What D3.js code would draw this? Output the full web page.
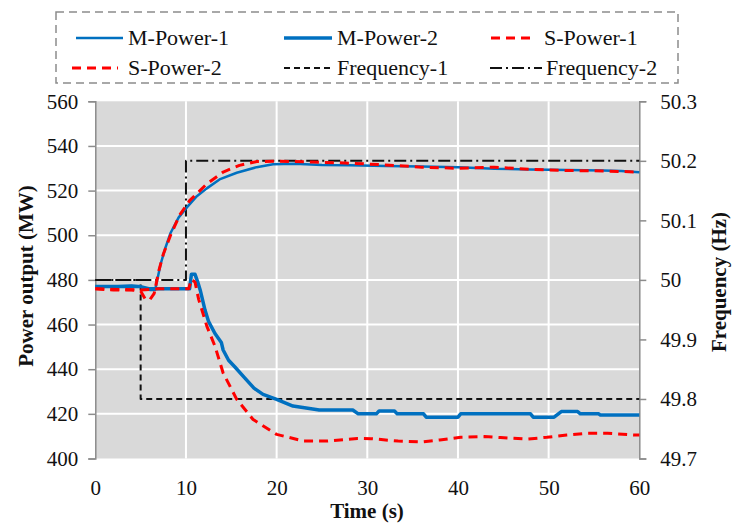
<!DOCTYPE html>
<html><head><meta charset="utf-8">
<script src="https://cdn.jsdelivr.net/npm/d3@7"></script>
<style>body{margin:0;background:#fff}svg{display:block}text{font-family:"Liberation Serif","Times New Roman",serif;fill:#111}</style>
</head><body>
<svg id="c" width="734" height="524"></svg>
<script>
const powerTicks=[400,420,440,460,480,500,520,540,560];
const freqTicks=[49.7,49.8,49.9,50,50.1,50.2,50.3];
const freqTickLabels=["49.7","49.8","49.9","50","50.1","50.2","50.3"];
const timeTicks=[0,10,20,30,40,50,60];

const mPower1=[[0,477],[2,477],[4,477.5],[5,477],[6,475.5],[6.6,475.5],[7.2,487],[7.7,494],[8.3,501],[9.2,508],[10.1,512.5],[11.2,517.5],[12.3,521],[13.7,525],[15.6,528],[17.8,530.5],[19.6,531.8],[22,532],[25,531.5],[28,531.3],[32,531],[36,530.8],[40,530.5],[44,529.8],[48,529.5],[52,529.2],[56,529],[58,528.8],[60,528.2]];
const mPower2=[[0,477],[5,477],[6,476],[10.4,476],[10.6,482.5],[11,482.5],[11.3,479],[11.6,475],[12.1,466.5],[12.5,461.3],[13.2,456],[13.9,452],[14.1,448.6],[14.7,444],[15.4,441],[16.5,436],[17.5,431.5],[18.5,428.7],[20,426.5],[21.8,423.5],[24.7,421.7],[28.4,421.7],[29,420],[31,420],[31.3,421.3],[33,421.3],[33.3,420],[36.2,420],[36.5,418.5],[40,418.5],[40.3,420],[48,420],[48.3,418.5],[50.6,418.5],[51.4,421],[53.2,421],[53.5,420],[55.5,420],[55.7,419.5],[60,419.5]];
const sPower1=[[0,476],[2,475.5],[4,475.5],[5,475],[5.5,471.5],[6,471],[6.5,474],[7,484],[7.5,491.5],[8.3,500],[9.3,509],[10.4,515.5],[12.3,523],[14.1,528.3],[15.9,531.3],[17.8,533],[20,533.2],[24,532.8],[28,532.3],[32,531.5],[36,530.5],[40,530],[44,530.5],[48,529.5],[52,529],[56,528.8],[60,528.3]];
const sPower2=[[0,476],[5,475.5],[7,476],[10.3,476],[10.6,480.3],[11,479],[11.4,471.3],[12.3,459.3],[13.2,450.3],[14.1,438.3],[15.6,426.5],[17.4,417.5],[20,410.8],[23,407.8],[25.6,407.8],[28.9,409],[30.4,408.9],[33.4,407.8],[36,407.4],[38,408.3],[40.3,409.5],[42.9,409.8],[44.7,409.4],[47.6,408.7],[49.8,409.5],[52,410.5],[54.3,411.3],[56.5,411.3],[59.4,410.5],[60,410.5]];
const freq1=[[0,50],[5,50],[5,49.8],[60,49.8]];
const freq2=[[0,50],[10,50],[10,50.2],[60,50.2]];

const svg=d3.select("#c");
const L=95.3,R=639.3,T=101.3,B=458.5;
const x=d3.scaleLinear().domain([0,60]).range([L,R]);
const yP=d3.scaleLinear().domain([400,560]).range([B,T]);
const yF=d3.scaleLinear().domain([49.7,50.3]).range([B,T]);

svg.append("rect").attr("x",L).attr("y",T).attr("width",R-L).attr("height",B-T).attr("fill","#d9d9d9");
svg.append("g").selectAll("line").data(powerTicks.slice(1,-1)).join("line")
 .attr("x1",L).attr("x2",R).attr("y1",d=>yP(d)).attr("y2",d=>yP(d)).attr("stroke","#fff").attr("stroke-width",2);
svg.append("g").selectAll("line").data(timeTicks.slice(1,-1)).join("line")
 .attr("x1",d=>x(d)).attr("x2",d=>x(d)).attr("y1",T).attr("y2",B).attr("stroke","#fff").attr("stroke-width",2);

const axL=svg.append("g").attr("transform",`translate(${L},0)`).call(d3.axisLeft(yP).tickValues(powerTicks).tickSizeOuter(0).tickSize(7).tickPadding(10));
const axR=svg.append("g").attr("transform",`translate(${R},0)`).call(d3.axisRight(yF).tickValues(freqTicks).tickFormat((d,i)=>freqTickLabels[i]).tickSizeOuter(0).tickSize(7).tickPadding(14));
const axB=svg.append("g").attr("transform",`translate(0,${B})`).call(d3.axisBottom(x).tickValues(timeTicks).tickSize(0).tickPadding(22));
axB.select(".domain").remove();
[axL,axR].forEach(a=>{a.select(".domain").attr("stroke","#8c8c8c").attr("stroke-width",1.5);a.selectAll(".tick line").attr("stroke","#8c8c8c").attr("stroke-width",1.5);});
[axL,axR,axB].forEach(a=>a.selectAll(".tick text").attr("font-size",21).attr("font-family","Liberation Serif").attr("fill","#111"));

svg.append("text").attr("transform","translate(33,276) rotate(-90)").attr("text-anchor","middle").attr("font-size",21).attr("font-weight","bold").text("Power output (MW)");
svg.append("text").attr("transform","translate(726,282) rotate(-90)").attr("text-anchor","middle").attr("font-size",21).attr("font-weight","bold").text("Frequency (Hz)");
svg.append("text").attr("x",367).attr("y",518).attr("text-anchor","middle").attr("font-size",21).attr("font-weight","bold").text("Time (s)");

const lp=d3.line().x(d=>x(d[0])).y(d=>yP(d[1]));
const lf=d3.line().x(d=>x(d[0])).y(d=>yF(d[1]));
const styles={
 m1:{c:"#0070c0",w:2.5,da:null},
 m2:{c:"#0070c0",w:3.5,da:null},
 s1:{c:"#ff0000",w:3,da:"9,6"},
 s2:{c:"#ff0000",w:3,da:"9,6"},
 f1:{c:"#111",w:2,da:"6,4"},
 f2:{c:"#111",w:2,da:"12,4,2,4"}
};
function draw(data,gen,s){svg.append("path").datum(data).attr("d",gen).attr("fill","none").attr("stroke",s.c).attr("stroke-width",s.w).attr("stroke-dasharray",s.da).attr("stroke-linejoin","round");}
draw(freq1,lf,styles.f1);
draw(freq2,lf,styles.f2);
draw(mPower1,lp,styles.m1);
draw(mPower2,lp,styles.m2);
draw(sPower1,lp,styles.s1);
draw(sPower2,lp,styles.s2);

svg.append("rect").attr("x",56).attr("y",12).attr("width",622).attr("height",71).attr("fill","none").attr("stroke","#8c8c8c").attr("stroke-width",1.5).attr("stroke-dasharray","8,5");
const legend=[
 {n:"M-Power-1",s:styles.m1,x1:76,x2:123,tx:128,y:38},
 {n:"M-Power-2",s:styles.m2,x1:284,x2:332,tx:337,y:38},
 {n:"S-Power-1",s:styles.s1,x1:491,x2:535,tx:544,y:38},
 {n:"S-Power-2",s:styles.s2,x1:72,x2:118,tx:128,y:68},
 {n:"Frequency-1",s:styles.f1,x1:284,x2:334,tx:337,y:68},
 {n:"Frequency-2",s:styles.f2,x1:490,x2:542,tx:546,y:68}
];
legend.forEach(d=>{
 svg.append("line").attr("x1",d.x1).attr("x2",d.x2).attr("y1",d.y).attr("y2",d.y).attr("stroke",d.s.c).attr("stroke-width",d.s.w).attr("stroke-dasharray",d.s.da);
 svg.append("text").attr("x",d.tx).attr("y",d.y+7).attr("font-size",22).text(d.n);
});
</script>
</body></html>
========
▶ Exercise aim
Make an exact copy of the listing above. Do not include the pictures.

▶ Solution for this problem
What D3.js code would draw this? Output the full web page.
<!DOCTYPE html>
<html><head><meta charset="utf-8">
<script src="https://cdn.jsdelivr.net/npm/d3@7"></script>
<style>body{margin:0;background:#fff}svg{display:block}text{font-family:"Liberation Serif","Times New Roman",serif;fill:#111}</style>
</head><body>
<svg id="c" width="734" height="524"></svg>
<script>
const powerTicks=[400,420,440,460,480,500,520,540,560];
const freqTicks=[49.7,49.8,49.9,50,50.1,50.2,50.3];
const freqTickLabels=["49.7","49.8","49.9","50","50.1","50.2","50.3"];
const timeTicks=[0,10,20,30,40,50,60];

const mPower1=[[0,477],[2,477],[4,477.5],[5,477],[6,475.5],[6.6,475.5],[7.2,487],[7.7,494],[8.3,501],[9.2,508],[10.1,512.5],[11.2,517.5],[12.3,521],[13.7,525],[15.6,528],[17.8,530.5],[19.6,531.8],[22,532],[25,531.5],[28,531.3],[32,531],[36,530.8],[40,530.5],[44,529.8],[48,529.5],[52,529.2],[56,529],[58,528.8],[60,528.2]];
const mPower2=[[0,477],[5,477],[6,476],[10.4,476],[10.6,482.5],[11,482.5],[11.3,479],[11.6,475],[12.1,466.5],[12.5,461.3],[13.2,456],[13.9,452],[14.1,448.6],[14.7,444],[15.4,441],[16.5,436],[17.5,431.5],[18.5,428.7],[20,426.5],[21.8,423.5],[24.7,421.7],[28.4,421.7],[29,420],[31,420],[31.3,421.3],[33,421.3],[33.3,420],[36.2,420],[36.5,418.5],[40,418.5],[40.3,420],[48,420],[48.3,418.5],[50.6,418.5],[51.4,421],[53.2,421],[53.5,420],[55.5,420],[55.7,419.5],[60,419.5]];
const sPower1=[[0,476],[2,475.5],[4,475.5],[5,475],[5.5,471.5],[6,471],[6.5,474],[7,484],[7.5,491.5],[8.3,500],[9.3,509],[10.4,515.5],[12.3,523],[14.1,528.3],[15.9,531.3],[17.8,533],[20,533.2],[24,532.8],[28,532.3],[32,531.5],[36,530.5],[40,530],[44,530.5],[48,529.5],[52,529],[56,528.8],[60,528.3]];
const sPower2=[[0,476],[5,475.5],[7,476],[10.3,476],[10.6,480.3],[11,479],[11.4,471.3],[12.3,459.3],[13.2,450.3],[14.1,438.3],[15.6,426.5],[17.4,417.5],[20,410.8],[23,407.8],[25.6,407.8],[28.9,409],[30.4,408.9],[33.4,407.8],[36,407.4],[38,408.3],[40.3,409.5],[42.9,409.8],[44.7,409.4],[47.6,408.7],[49.8,409.5],[52,410.5],[54.3,411.3],[56.5,411.3],[59.4,410.5],[60,410.5]];
const freq1=[[0,50],[5,50],[5,49.8],[60,49.8]];
const freq2=[[0,50],[10,50],[10,50.2],[60,50.2]];

const svg=d3.select("#c");
const L=95.3,R=639.3,T=101.3,B=458.5;
const x=d3.scaleLinear().domain([0,60]).range([L,R]);
const yP=d3.scaleLinear().domain([400,560]).range([B,T]);
const yF=d3.scaleLinear().domain([49.7,50.3]).range([B,T]);

svg.append("rect").attr("x",L).attr("y",T).attr("width",R-L).attr("height",B-T).attr("fill","#d9d9d9");
svg.append("g").selectAll("line").data(powerTicks.slice(1,-1)).join("line")
 .attr("x1",L).attr("x2",R).attr("y1",d=>yP(d)).attr("y2",d=>yP(d)).attr("stroke","#fff").attr("stroke-width",2);
svg.append("g").selectAll("line").data(timeTicks.slice(1,-1)).join("line")
 .attr("x1",d=>x(d)).attr("x2",d=>x(d)).attr("y1",T).attr("y2",B).attr("stroke","#fff").attr("stroke-width",2);

const axL=svg.append("g").attr("transform",`translate(${L},0)`).call(d3.axisLeft(yP).tickValues(powerTicks).tickSizeOuter(0).tickSize(7).tickPadding(10));
const axR=svg.append("g").attr("transform",`translate(${R},0)`).call(d3.axisRight(yF).tickValues(freqTicks).tickFormat((d,i)=>freqTickLabels[i]).tickSizeOuter(0).tickSize(7).tickPadding(14));
const axB=svg.append("g").attr("transform",`translate(0,${B})`).call(d3.axisBottom(x).tickValues(timeTicks).tickSize(0).tickPadding(22));
axB.select(".domain").remove();
[axL,axR].forEach(a=>{a.select(".domain").attr("stroke","#8c8c8c").attr("stroke-width",1.5);a.selectAll(".tick line").attr("stroke","#8c8c8c").attr("stroke-width",1.5);});
[axL,axR,axB].forEach(a=>a.selectAll(".tick text").attr("font-size",21).attr("font-family","Liberation Serif").attr("fill","#111"));

svg.append("text").attr("transform","translate(33,276) rotate(-90)").attr("text-anchor","middle").attr("font-size",21).attr("font-weight","bold").text("Power output (MW)");
svg.append("text").attr("transform","translate(726,282) rotate(-90)").attr("text-anchor","middle").attr("font-size",21).attr("font-weight","bold").text("Frequency (Hz)");
svg.append("text").attr("x",367).attr("y",518).attr("text-anchor","middle").attr("font-size",21).attr("font-weight","bold").text("Time (s)");

const lp=d3.line().x(d=>x(d[0])).y(d=>yP(d[1]));
const lf=d3.line().x(d=>x(d[0])).y(d=>yF(d[1]));
const styles={
 m1:{c:"#0070c0",w:2.5,da:null},
 m2:{c:"#0070c0",w:3.5,da:null},
 s1:{c:"#ff0000",w:3,da:"9,6"},
 s2:{c:"#ff0000",w:3,da:"9,6"},
 f1:{c:"#111",w:2,da:"6,4"},
 f2:{c:"#111",w:2,da:"12,4,2,4"}
};
function draw(data,gen,s){svg.append("path").datum(data).attr("d",gen).attr("fill","none").attr("stroke",s.c).attr("stroke-width",s.w).attr("stroke-dasharray",s.da).attr("stroke-linejoin","round");}
draw(freq1,lf,styles.f1);
draw(freq2,lf,styles.f2);
draw(mPower1,lp,styles.m1);
draw(mPower2,lp,styles.m2);
draw(sPower1,lp,styles.s1);
draw(sPower2,lp,styles.s2);

svg.append("rect").attr("x",56).attr("y",12).attr("width",622).attr("height",71).attr("fill","none").attr("stroke","#8c8c8c").attr("stroke-width",1.5).attr("stroke-dasharray","8,5");
const legend=[
 {n:"M-Power-1",s:styles.m1,x1:76,x2:123,tx:128,y:38},
 {n:"M-Power-2",s:styles.m2,x1:284,x2:332,tx:337,y:38},
 {n:"S-Power-1",s:styles.s1,x1:491,x2:535,tx:544,y:38},
 {n:"S-Power-2",s:styles.s2,x1:72,x2:118,tx:128,y:68},
 {n:"Frequency-1",s:styles.f1,x1:284,x2:334,tx:337,y:68},
 {n:"Frequency-2",s:styles.f2,x1:490,x2:542,tx:546,y:68}
];
legend.forEach(d=>{
 svg.append("line").attr("x1",d.x1).attr("x2",d.x2).attr("y1",d.y).attr("y2",d.y).attr("stroke",d.s.c).attr("stroke-width",d.s.w).attr("stroke-dasharray",d.s.da);
 svg.append("text").attr("x",d.tx).attr("y",d.y+7).attr("font-size",22).text(d.n);
});
</script>
</body></html>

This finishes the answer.